Violence advisory irks TV reformers Too many loopholes, they contend


It's called the "Advance Parental Advisory Plan." But the networks' plan to clean up their act on TV violence through the use of warning labels doesn't even cover children's programming.

Such holes led to skepticism and disappointment among TV reformers at yesterday's announcement of a deal between the TV industry and congressional critics of TV violence, Sen. Paul Simon, an Illinois Democrat, and U.S. Rep Edward J. Markey, a Massachusetts Democrat. The networks, not consumers, are the big winners, say reformers.

"This is clearly a pre-emptive move by the networks to deflect

the rising tide of criticism around the issue of TV violence," said Kathryn Montgomery, director of the Center for Media Education, a Washington-based public interest group.

Other notable exceptions to the guidelines are Saturday morning cartoons as well as reruns and cable programs. The plan covers only prime time -- the hours from 8 p.m. to 11 p.m. -- and allows the networks to police themselves.

"Virtually all cartoons contain some violence," said Charlene Hughins Uhl, chairwoman of the Maryland Campaign for Kids' TV. "If they are not applying the warnings to such shows, it sounds like maybe what they are doing is not going to meet the needs of children at all."

Network executives at yesterday's news conference raised additional concerns with their remarks that none of the series currently on TV is violent enough to qualify for the warning.

"Now that I see the gloss the TV industry is putting on it today, I'm not too happy about the agreement," said William S. Abbott, president of the Foundation to Improve Television, a Boston-based group that has been pressing lawmakers for stricter rules on TV violence.

According to the network executives, the only show certain to carry the warning next fall is ABC's controversial new police drama by Steven Bochco, "N.Y.P.D. Blue." However, already last month Tom Murphy, chairman of Capital Cities/ABC, had said the show would carry an advisory after affiliates reacted negatively to the language and violence in the pilot episode.

The warnings are most likely to appear on made-for-TV movies, the network executives said, adding that as many as one in four might be labeled as violent.

Networks will decide which shows to issue a warning on, based upon when:

* The overall level of violence in a program, the graphic nature of the violent content or when the tone, message or mood of the program makes it appropriate.

* The context of the violent depiction, the composition of the intended audience and the time period of the show make it fitting.

* Violence would not necessarily be expected in a particular show or when it is graphic or pervasive.

After two years, the networks will review the success of the warning system and make any changes, the broadcast executives said.

The agreement buys the networks two more years of self-regulation at a time when there is clearly public will for stricter measures, said Ms. Montgomery, author of "Target Prime Time: Advocacy Groups and the Struggle Over Entertainment Television."

While the networks continue to argue that there is no conclusive evidence that viewing violence leads to aggressive behavior, most public health officials, child advocates and media experts feel otherwise, Ms. Montgomery said.

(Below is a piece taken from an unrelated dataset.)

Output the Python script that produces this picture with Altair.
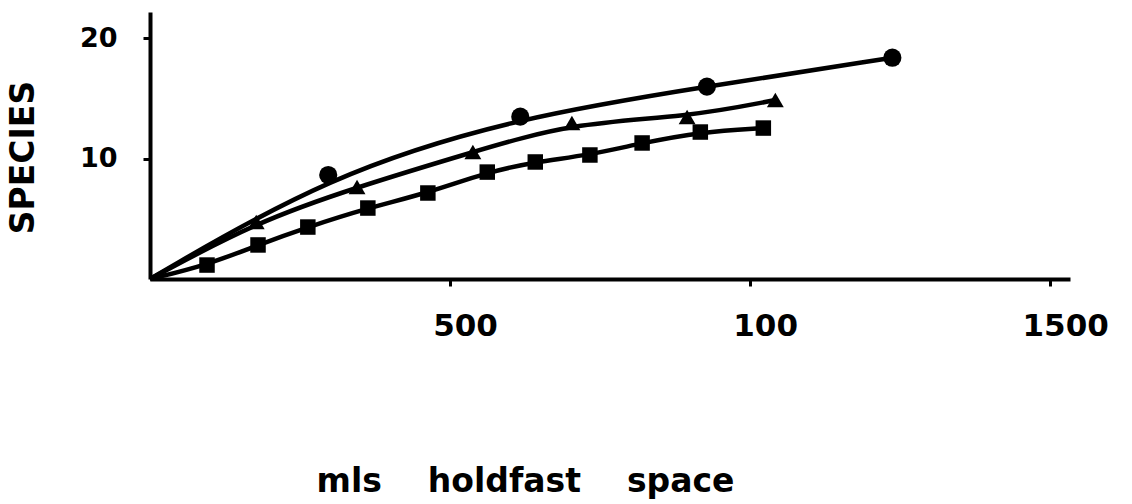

The most persuasive of the 3,000 studies on the effects of TV violence is last year's report from the American Psychological Association titled "Big World, Small Screen: The Role of Television in American Society."

It says: "The accumulated research clearly demonstrates a correlation between viewing violence and aggressive behavior -- that is, heavy viewers behave more aggressively than light viewers. Children and adults who watch a large number of aggressive programs also tend to hold attitudes and values that favor the use of aggression to resolve conflicts."

The report is the work of nine psychologists who were members of a task force on TV and society appointed by the APA. It has become the bible of the Senate hearings, quoted repeatedly by Senator Simon and others.

The report is the basis for recent articles in publications ranging from the New Yorker to Mother Jones castigating Hollywood producers for knowingly making programs with violent content that is harmful to children. It is the source for the often-quoted statistics that by the time the average child graduates from elementary school, she or he will have witnessed at least 8,000 murders and more than 100,000 other acts of assorted violence on TV.

The report did what none other had. Its authors surveyed all the research on TV violence and boiled it down to that one clear-cut, quotable paragraph. They also cited some of the most compelling studies, including:

* One by Dr. Brandon Centerwall, of the University of Washington, which documented the skyrocketing murder rate in South Africa after the introduction of TV in 1975.

* Another done in the mountainous regions of western Canada where incidents of hitting and biting among children almost doubled in two years after the 1973 introduction of TV.

* Another by Dr. Leonard Eron and several associates who followed the viewing habits of a group of children for more than two decades. They found that those exposed to TV violence showed increased aggression throughout the 22 years of the study.